High in the mountains where towering peaks obstruct direct sunlight, temperatures plunge well before official sunset. The evening before my push to Everest Base Camp was spent in Lobuche (4,910m), huddled around an antiquated furnace in the centre of the dining area. Staff members routinely picked up patties of yak dung drying in the corner and threw it in the poorly ventilated steel incinerator. Conventional fuels are too expensive for nonessential trivialities such as heating. I learnt that the transportation fees for a propane tank accounted for up to 80% of its total cost. This information further cemented why food was getting increasingly expensive. At the teahouse before reaching base camp two hard-boiled eggs cost me US$5 – quite expensive when you compare that to the flat US$2 fee for a night’s stay at a teahouse.
By 6am I was en route to Gorak Shep (5,164m), the last settlement before reaching Everest Base Camp. Even wearing three pairs of socks and two pairs of gloves, my extremities were numb and the mere act of reaching for my water bottle was too painful. My lips had been perpetually chapped for the last four days and my face ached from windburn.

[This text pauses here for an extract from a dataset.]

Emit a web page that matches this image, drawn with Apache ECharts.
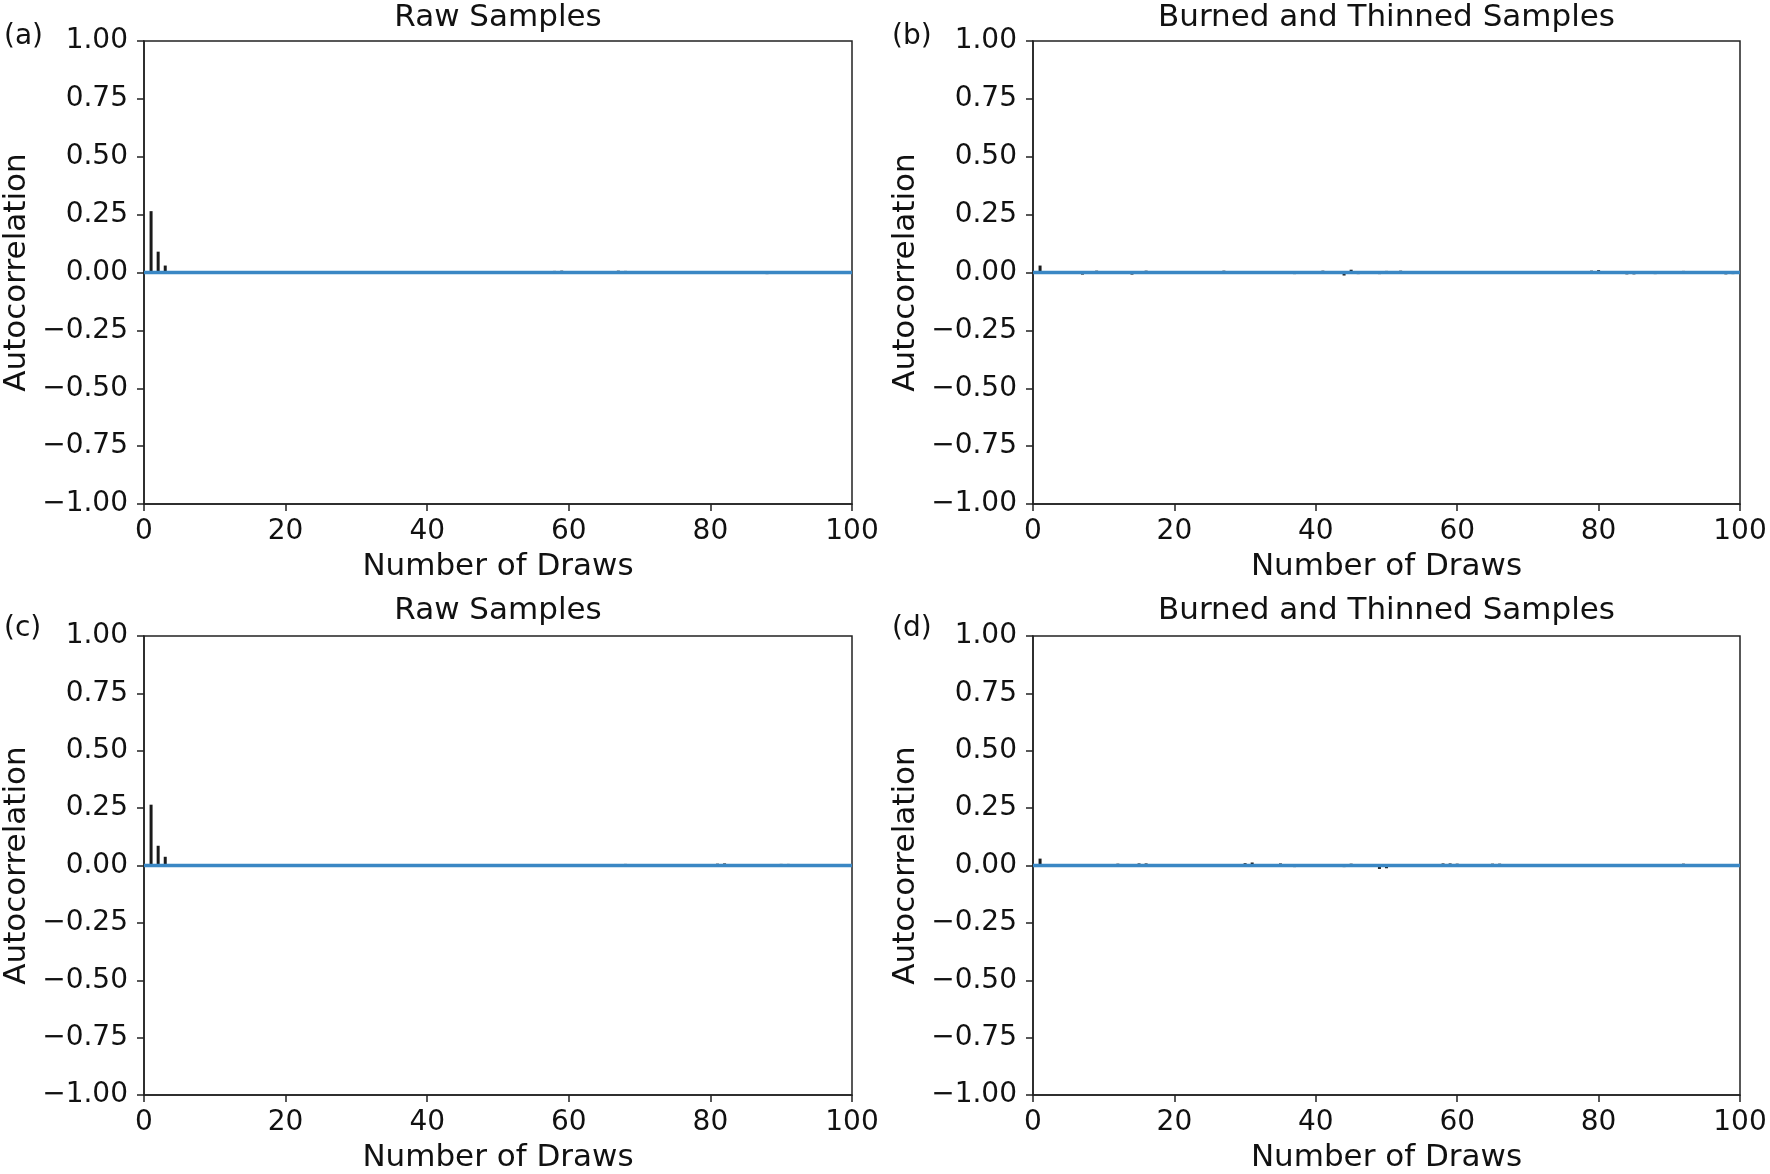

We stowed our bags at Gorak Shep and advanced towards Everest Base Camp (5,364m). I was glad to have left my hiking poles behind, as I needed both hands to negotiate the unpredictable boulders and ice chunks on the path. The final 15 minutes to the camp were breathtaking. A small manmade stairway led over a frozen lake on to the Khumbu Glacier, which base camp is on top of. Reaching it felt a big achievement, because we know that so many people turn back due to altitude sickness, coldness or fatigue. But it also gave us greater respect for those who climb the entire mountain. Reading Into Thin Air had also made the experience much more ‘real’ – about 10% of the book is about the journey from Lukla up to base camp.
I spent a while taking photographs of mountains, yellow tents, prayer flags and the famous Khumbu Icefall, before descending back to Gorak Shep.
The next morning we were out by 5.30am to tackle Kala Patthar (5,645m), a prominence known for getting excellent views of Everest – Mount Everest cannot be seen from its own base camp. I summited just as the sun began to shine through.
I was standing at what seemed like the tip of the world with Everest, Lhotse, Nuptse, Changtse and dozens other peaks in clear view. At this height the air contained only half the oxygen found at sea level.
Over the next three days we trekked back to Lukla, stopping to rest in Pangboche and Namche Bazaar. With the risk of AMS to our backs there was nothing impeding our progress as we descended a vertical mile in altitude before our first night’s rest. We took breaks at the numerous Gompas (monasteries) along the mountains’ edges and reflected on our achievement. I spun the prayer wheels and called out “Namaste” to passing hikers, wishing them good fortune as they embarked on the hike of a lifetime.